Include all functions created for past EDA, might be useful for future.
contains a R markdown file with function & Example (Use-case).
- calculate geo-distance using lat and long
contains R script example for the following typical date transformation problem:
Imageine the data looks like this:
member ID | start date | end date | enrolled plan |
---|---|---|---|
A | 2015-01-01 | 2019-12-31 | Atena |
B | 2015-01-01 | 2017-03-31 | BCBS |
B | 2018-02-01 | 2019-12-31 | Atena |
And we want to reformat to something like this:
member ID | month | enrolled plan |
---|---|---|
A | 2015-01 | Atena |
A | 2015-02 | Atena |
..... |
Besides the date transformation, the data is extremely big (10 GB) in total. And the data analyst have breakdown the data annually for you.
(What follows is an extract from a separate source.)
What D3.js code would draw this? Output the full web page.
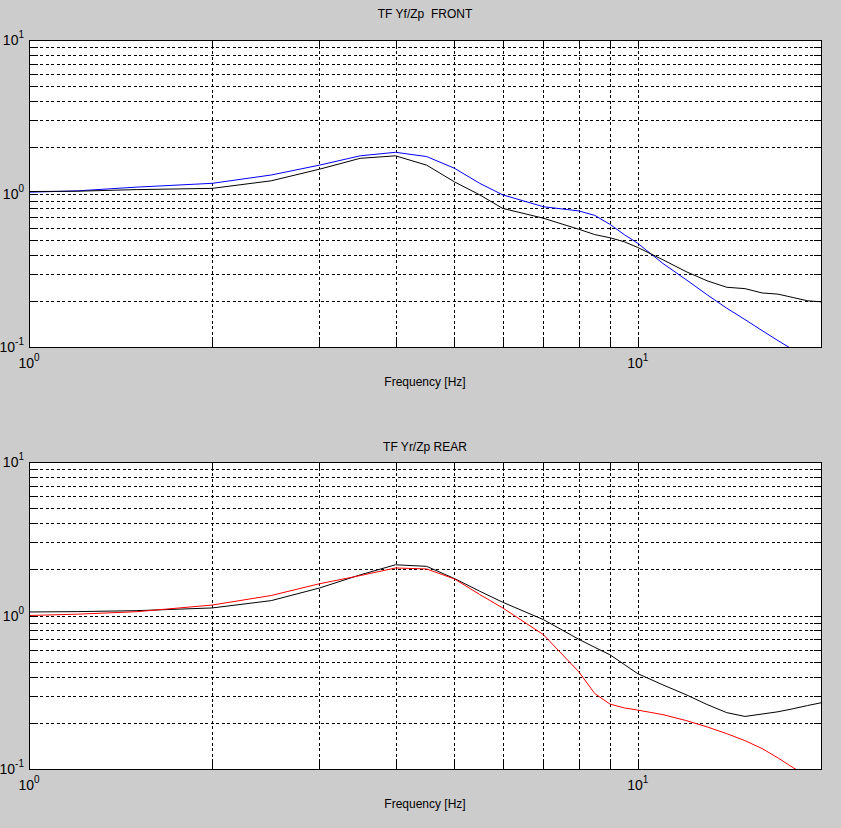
<!DOCTYPE html>
<html>
<head>
<meta charset="utf-8">
<script src="https://cdn.jsdelivr.net/npm/d3@7"></script>
<style>
    html, body { margin: 0; padding: 0; background: #cccccc; }
    svg { display: block; }
    text { font-family: "Liberation Sans", Arial, Helvetica, sans-serif; fill: #000; white-space: pre; }
</style>
</head>
<body>
<svg id="chart" width="841" height="828"></svg>
<script>
"use strict";

// ─────────────────────────────────────────
// データ
// ─────────────────────────────────────────
const freq = [1, 1.2, 1.5, 2, 2.5, 3, 3.5, 4, 4.5, 5, 5.5, 6, 7, 8, 8.5, 9, 9.5,
    10, 11, 12, 13, 14, 15, 16, 17, 18, 19, 20];

// FRONT: Yf/Zp
const frontBlue = [1.02, 1.04, 1.10, 1.165, 1.32, 1.53, 1.76, 1.855, 1.74, 1.46, 1.165, 0.98,
    0.82, 0.77, 0.72, 0.63, 0.54, 0.474, 0.35, 0.275, 0.219, 0.179, 0.151, 0.128, 0.110,
    0.096, 0.089, 0.082];
const frontBlack = [1.03, 1.035, 1.06, 1.08, 1.21, 1.44, 1.695, 1.76, 1.53, 1.19, 0.98, 0.80,
    0.69, 0.585, 0.54, 0.515, 0.485, 0.445, 0.37, 0.31, 0.27, 0.245, 0.24, 0.225, 0.221,
    0.21, 0.20, 0.197];

// REAR: Yr/Zp
const rearRed = [1.0, 1.02, 1.058, 1.17, 1.35, 1.61, 1.82, 2.04, 2.01, 1.73, 1.37, 1.12,
    0.75, 0.43, 0.31, 0.265, 0.25, 0.242, 0.226, 0.207, 0.188, 0.17, 0.153, 0.136, 0.118,
    0.102, 0.09, 0.08];
const rearBlack = [1.054, 1.06, 1.075, 1.12, 1.25, 1.51, 1.84, 2.14, 2.09, 1.74, 1.44, 1.22,
    0.94, 0.70, 0.62, 0.555, 0.48, 0.418, 0.353, 0.305, 0.263, 0.233, 0.22, 0.228, 0.236,
    0.247, 0.259, 0.27];

// 目盛り
const xGrid = [2, 3, 4, 5, 6, 7, 8, 9, 10];
const yGrid = [0.2, 0.3, 0.4, 0.5, 0.6, 0.7, 0.8, 0.9, 1, 2, 3, 4, 5, 6, 7, 8, 9];
const xTickLabels = [{ v: 1, exp: "0" }, { v: 10, exp: "1" }];
const yTickLabels = [{ v: 0.1, exp: "-1" }, { v: 1, exp: "0" }, { v: 10, exp: "1" }];

const panels = [
    {
        title: "TF Yf/Zp  FRONT", top: 40, titleY: 18,
        series: [{ values: frontBlue, color: "#0000ff" }, { values: frontBlack, color: "#000000" }],
    },
    {
        title: "TF Yr/Zp REAR", top: 462, titleY: 451,
        series: [{ values: rearBlack, color: "#000000" }, { values: rearRed, color: "#ff0000" }],
    },
];

// ─────────────────────────────────────────
// レイアウト
// ─────────────────────────────────────────
const LEFT = 29, RIGHT = 821, PANEL_H = 307, TICK_LEN = 7;
const svg = d3.select("#chart");

const x = d3.scaleLog().domain([1, 20]).range([LEFT, RIGHT]);

function tickLabel(g, tx, ty, exp, anchor) {
    const t = g.append("text")
        .attr("x", tx).attr("y", ty)
        .attr("text-anchor", anchor)
        .style("font-size", "14px");
    t.append("tspan").text("10");
    t.append("tspan").attr("dy", -7).style("font-size", "10px").text(exp);
}

panels.forEach((p, pi) => {
    const y = d3.scaleLog().domain([0.1, 10]).range([p.top + PANEL_H, p.top]);
    const g = svg.append("g");
    const x0 = LEFT, x1 = RIGHT, y0 = p.top, y1 = p.top + PANEL_H;

    // 描画領域
    g.append("rect")
        .attr("x", x0).attr("y", y0)
        .attr("width", x1 - x0).attr("height", y1 - y0)
        .attr("fill", "#fff");

    // グリッド（破線）
    const grid = g.append("g")
        .attr("stroke", "#000").attr("stroke-width", 1)
        .attr("stroke-dasharray", "3,2.5")
        .attr("shape-rendering", "crispEdges");
    xGrid.forEach(v => {
        const px = Math.round(x(v)) + 0.5;
        grid.append("line").attr("x1", px).attr("x2", px).attr("y1", y0).attr("y2", y1);
    });
    yGrid.forEach(v => {
        const py = Math.round(y(v)) + 0.5;
        grid.append("line").attr("x1", x0).attr("x2", x1).attr("y1", py).attr("y2", py);
    });

    // 目盛り線（四辺）
    const ticks = g.append("g")
        .attr("stroke", "#000").attr("stroke-width", 1)
        .attr("shape-rendering", "crispEdges");
    xGrid.forEach(v => {
        const px = Math.round(x(v)) + 0.5;
        ticks.append("line").attr("x1", px).attr("x2", px).attr("y1", y1).attr("y2", y1 - TICK_LEN);
        ticks.append("line").attr("x1", px).attr("x2", px).attr("y1", y0).attr("y2", y0 + TICK_LEN);
    });
    yGrid.forEach(v => {
        const py = Math.round(y(v)) + 0.5;
        ticks.append("line").attr("x1", x0).attr("x2", x0 + TICK_LEN).attr("y1", py).attr("y2", py);
        ticks.append("line").attr("x1", x1).attr("x2", x1 - TICK_LEN).attr("y1", py).attr("y2", py);
    });

    // 曲線
    const clipId = "clip" + pi;
    g.append("clipPath").attr("id", clipId)
        .append("rect").attr("x", x0).attr("y", y0)
        .attr("width", x1 - x0).attr("height", y1 - y0);

    const line = d3.line()
        .x((d, i) => x(freq[i]))
        .y(d => y(d));

    p.series.forEach(s => {
        g.append("path")
            .attr("clip-path", `url(#${clipId})`)
            .attr("d", line(s.values))
            .attr("fill", "none")
            .attr("stroke", s.color)
            .attr("stroke-width", 1);
    });

    // 枠
    g.append("rect")
        .attr("x", x0 + 0.5).attr("y", y0 + 0.5)
        .attr("width", x1 - x0).attr("height", y1 - y0)
        .attr("fill", "none").attr("stroke", "#000").attr("stroke-width", 1.3)
        .attr("shape-rendering", "crispEdges");

    // 目盛りラベル
    xTickLabels.forEach(t => tickLabel(g, x(t.v), y1 + 21, t.exp, "middle"));
    yTickLabels.forEach(t => tickLabel(g, x0 - 5, y(t.v) + 5, t.exp, "end"));

    // タイトル・軸ラベル
    g.append("text")
        .attr("x", (x0 + x1) / 2).attr("y", p.titleY)
        .attr("text-anchor", "middle").style("font-size", "12px")
        .text(p.title);
    g.append("text")
        .attr("x", (x0 + x1) / 2).attr("y", y1 + 39)
        .attr("text-anchor", "middle").style("font-size", "12px")
        .text("Frequency [Hz]");
});
</script>
</body>
</html>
What should you do if you are interested in knowing the 10-year enrollment/churn infromation? Notice when you turn the data into the "long format", the data will become even bigger since you will create 10 rows for 10 months. This is becuase the "long" format is more desireable for analysis purpose.
In my case, the raw data is about 8GB while after the transformation it becomes 20GB. Remembere that R can take 2^31 data element but since this data is extremely "long" and we have 4 coloumns, it can only take 10 million people for 50 months. And this does not work for me becuase I have more than 15 million popultion.